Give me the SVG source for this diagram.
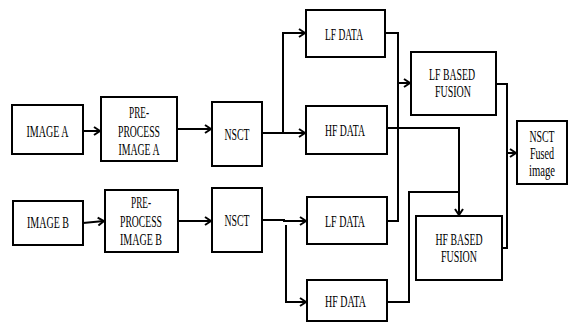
<svg xmlns="http://www.w3.org/2000/svg" width="568" height="323" viewBox="0 0 568 323">
<defs>
<style>
.box{fill:#fff;stroke:#000;stroke-width:2}
.ln{fill:none;stroke:#000;stroke-width:2}
.ar{fill:none;stroke:#000;stroke-width:2;marker-end:url(#arr)}
text{font-family:"Liberation Serif","Times New Roman",serif;font-size:16px;fill:#000;text-anchor:middle}
</style>
<marker id="arr" viewBox="0 0 8 10" refX="7" refY="5" markerWidth="8" markerHeight="10" markerUnits="userSpaceOnUse" orient="auto">
<path d="M1,1 L7,5 L1,9" fill="none" stroke="#000" stroke-width="2"/>
</marker>
</defs>
<rect width="568" height="323" fill="#fff"/>
<g id="connectors">
<path class="ar" d="M83,131 H100"/>
<path class="ar" d="M177,129 H211"/>
<path class="ln" d="M262,133 H283"/>
<path class="ar" d="M283,133 V33 H305"/>
<path class="ar" d="M283,133 H305"/>
<path class="ln" d="M385,33 H398 V221 H387"/>
<path class="ar" d="M398,83 H410"/>
<path class="ar" d="M387,128 H459 V215"/>
<path class="ln" d="M387,302 H409 V192 H459"/>
<path class="ln" d="M496,84 H507 V248 H502"/>
<path class="ar" d="M507,153 H516"/>
<path class="ar" d="M83,223 L104,221"/>
<path class="ar" d="M178,221 H211"/>
<path class="ar" d="M262,220 H284 V221 H306"/>
<path class="ar" d="M286,225 V302 H306"/>
</g>
<g id="imageA"><rect class="box" x="12" y="105" width="71" height="49"/><text x="47.5" y="137" textLength="42" lengthAdjust="spacingAndGlyphs">IMAGE A</text></g>
<g id="preA"><rect class="box" x="101" y="97" width="76" height="64"/>
<text x="139" y="118" textLength="20" lengthAdjust="spacingAndGlyphs">PRE-</text>
<text x="139" y="137" textLength="42" lengthAdjust="spacingAndGlyphs">PROCESS</text>
<text x="139" y="155" textLength="41" lengthAdjust="spacingAndGlyphs">IMAGE A</text></g>
<g id="nsctA"><rect class="box" x="212" y="102" width="50" height="64"/><text x="237" y="140" textLength="25" lengthAdjust="spacingAndGlyphs">NSCT</text></g>
<g id="imageB"><rect class="box" x="13" y="201" width="70" height="44"/><text x="48" y="228" textLength="42" lengthAdjust="spacingAndGlyphs">IMAGE B</text></g>
<g id="preB"><rect class="box" x="105" y="190" width="73" height="62"/>
<text x="141" y="208" textLength="20" lengthAdjust="spacingAndGlyphs">PRE-</text>
<text x="141" y="227" textLength="42" lengthAdjust="spacingAndGlyphs">PROCESS</text>
<text x="141" y="245" textLength="42" lengthAdjust="spacingAndGlyphs">IMAGE B</text></g>
<g id="nsctB"><rect class="box" x="212" y="188" width="50" height="64"/><text x="237" y="226" textLength="25" lengthAdjust="spacingAndGlyphs">NSCT</text></g>
<g id="lfA"><rect class="box" x="306" y="10" width="79" height="47"/><text x="344" y="40" textLength="38" lengthAdjust="spacingAndGlyphs">LF DATA</text></g>
<g id="hfA"><rect class="box" x="306" y="106" width="81" height="48"/><text x="345" y="136" textLength="40" lengthAdjust="spacingAndGlyphs">HF DATA</text></g>
<g id="lfB"><rect class="box" x="307" y="197" width="80" height="47"/><text x="345" y="227" textLength="40" lengthAdjust="spacingAndGlyphs">LF DATA</text></g>
<g id="hfB"><rect class="box" x="307" y="280" width="80" height="41"/><text x="345.5" y="307" textLength="41" lengthAdjust="spacingAndGlyphs">HF DATA</text></g>
<g id="lfFusion"><rect class="box" x="411" y="52" width="85" height="63"/>
<text x="452" y="80" textLength="46" lengthAdjust="spacingAndGlyphs">LF BASED</text>
<text x="453" y="97" textLength="36" lengthAdjust="spacingAndGlyphs">FUSION</text></g>
<g id="hfFusion"><rect class="box" x="416" y="216" width="86" height="64"/>
<text x="459" y="245" textLength="47" lengthAdjust="spacingAndGlyphs">HF BASED</text>
<text x="459" y="262" textLength="36" lengthAdjust="spacingAndGlyphs">FUSION</text></g>
<g id="fused"><rect class="box" x="517" y="121" width="50" height="63"/>
<text x="542" y="142" textLength="25" lengthAdjust="spacingAndGlyphs">NSCT</text>
<text x="542" y="159" textLength="24" lengthAdjust="spacingAndGlyphs">Fused</text>
<text x="542" y="176" textLength="26" lengthAdjust="spacingAndGlyphs">image</text></g>
</svg>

What the exercise asks: Copy out all of the data word for word. Do not carry over any picture.

Reply to the task:
Give me the SVG source for this diagram.
<svg xmlns="http://www.w3.org/2000/svg" width="568" height="323" viewBox="0 0 568 323">
<defs>
<style>
.box{fill:#fff;stroke:#000;stroke-width:2}
.ln{fill:none;stroke:#000;stroke-width:2}
.ar{fill:none;stroke:#000;stroke-width:2;marker-end:url(#arr)}
text{font-family:"Liberation Serif","Times New Roman",serif;font-size:16px;fill:#000;text-anchor:middle}
</style>
<marker id="arr" viewBox="0 0 8 10" refX="7" refY="5" markerWidth="8" markerHeight="10" markerUnits="userSpaceOnUse" orient="auto">
<path d="M1,1 L7,5 L1,9" fill="none" stroke="#000" stroke-width="2"/>
</marker>
</defs>
<rect width="568" height="323" fill="#fff"/>
<g id="connectors">
<path class="ar" d="M83,131 H100"/>
<path class="ar" d="M177,129 H211"/>
<path class="ln" d="M262,133 H283"/>
<path class="ar" d="M283,133 V33 H305"/>
<path class="ar" d="M283,133 H305"/>
<path class="ln" d="M385,33 H398 V221 H387"/>
<path class="ar" d="M398,83 H410"/>
<path class="ar" d="M387,128 H459 V215"/>
<path class="ln" d="M387,302 H409 V192 H459"/>
<path class="ln" d="M496,84 H507 V248 H502"/>
<path class="ar" d="M507,153 H516"/>
<path class="ar" d="M83,223 L104,221"/>
<path class="ar" d="M178,221 H211"/>
<path class="ar" d="M262,220 H284 V221 H306"/>
<path class="ar" d="M286,225 V302 H306"/>
</g>
<g id="imageA"><rect class="box" x="12" y="105" width="71" height="49"/><text x="47.5" y="137" textLength="42" lengthAdjust="spacingAndGlyphs">IMAGE A</text></g>
<g id="preA"><rect class="box" x="101" y="97" width="76" height="64"/>
<text x="139" y="118" textLength="20" lengthAdjust="spacingAndGlyphs">PRE-</text>
<text x="139" y="137" textLength="42" lengthAdjust="spacingAndGlyphs">PROCESS</text>
<text x="139" y="155" textLength="41" lengthAdjust="spacingAndGlyphs">IMAGE A</text></g>
<g id="nsctA"><rect class="box" x="212" y="102" width="50" height="64"/><text x="237" y="140" textLength="25" lengthAdjust="spacingAndGlyphs">NSCT</text></g>
<g id="imageB"><rect class="box" x="13" y="201" width="70" height="44"/><text x="48" y="228" textLength="42" lengthAdjust="spacingAndGlyphs">IMAGE B</text></g>
<g id="preB"><rect class="box" x="105" y="190" width="73" height="62"/>
<text x="141" y="208" textLength="20" lengthAdjust="spacingAndGlyphs">PRE-</text>
<text x="141" y="227" textLength="42" lengthAdjust="spacingAndGlyphs">PROCESS</text>
<text x="141" y="245" textLength="42" lengthAdjust="spacingAndGlyphs">IMAGE B</text></g>
<g id="nsctB"><rect class="box" x="212" y="188" width="50" height="64"/><text x="237" y="226" textLength="25" lengthAdjust="spacingAndGlyphs">NSCT</text></g>
<g id="lfA"><rect class="box" x="306" y="10" width="79" height="47"/><text x="344" y="40" textLength="38" lengthAdjust="spacingAndGlyphs">LF DATA</text></g>
<g id="hfA"><rect class="box" x="306" y="106" width="81" height="48"/><text x="345" y="136" textLength="40" lengthAdjust="spacingAndGlyphs">HF DATA</text></g>
<g id="lfB"><rect class="box" x="307" y="197" width="80" height="47"/><text x="345" y="227" textLength="40" lengthAdjust="spacingAndGlyphs">LF DATA</text></g>
<g id="hfB"><rect class="box" x="307" y="280" width="80" height="41"/><text x="345.5" y="307" textLength="41" lengthAdjust="spacingAndGlyphs">HF DATA</text></g>
<g id="lfFusion"><rect class="box" x="411" y="52" width="85" height="63"/>
<text x="452" y="80" textLength="46" lengthAdjust="spacingAndGlyphs">LF BASED</text>
<text x="453" y="97" textLength="36" lengthAdjust="spacingAndGlyphs">FUSION</text></g>
<g id="hfFusion"><rect class="box" x="416" y="216" width="86" height="64"/>
<text x="459" y="245" textLength="47" lengthAdjust="spacingAndGlyphs">HF BASED</text>
<text x="459" y="262" textLength="36" lengthAdjust="spacingAndGlyphs">FUSION</text></g>
<g id="fused"><rect class="box" x="517" y="121" width="50" height="63"/>
<text x="542" y="142" textLength="25" lengthAdjust="spacingAndGlyphs">NSCT</text>
<text x="542" y="159" textLength="24" lengthAdjust="spacingAndGlyphs">Fused</text>
<text x="542" y="176" textLength="26" lengthAdjust="spacingAndGlyphs">image</text></g>
</svg>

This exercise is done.